The Right, with its absolute majority of the Party of Privilege now in power, has proven itself to be an absolute disaster, incapable of fulfilling even its own aims of guaranteed enrichment of the upper classes, strengthening the repressive authority it hopes to share with the Catholic Church, or winning elections. In fact, both major parties — PP and PSOE — saw their votes plummet in the May 25 European elections. So more and more people are ready to turn left.
But which way is that?
But they've jolted the whole, broad family of the Left in Spain. Even the Socialist Party is now trying to shake itself free of old bureaucratic habits and promises to hold primaries. The principle enemy of the Left in Spain, as in Italy and many other countries, has always been the Left. In Spain, the party calling itself (optimistically) Izquierda Unida, a coalition run mainly by the small Communist Party, against the Socialist Party, regional left parties like Catalonia's ERC against both, and a multiplicity of smaller outfits — Izquierda Abierta, a breakoff from the Communists, and more narrowly focused groups like the anti-eviction PAH — all bickering, all rivals.

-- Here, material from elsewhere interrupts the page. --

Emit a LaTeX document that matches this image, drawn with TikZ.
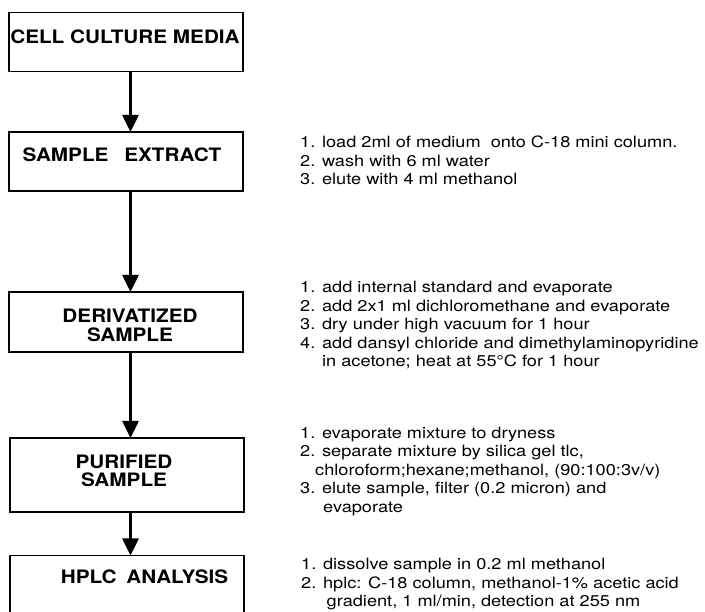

But that is changing. Amazingly, after years of bitter antagonism, PSOE and Izquierda Unida have even joined to form a regional government in Spain's biggest region, Andalusia. And all of them are learning from experiences such as the mass mobilizations of 15M (May 15, 2011) and from those of one of 15M's offspring, Podemos. We may not know for sure which way is Left — where to look for the solutions to our multiple economic crises and social inequality — but we know that we're going to have to find the direction together, without all-knowing vanguards, but lots of tumultuous democracy.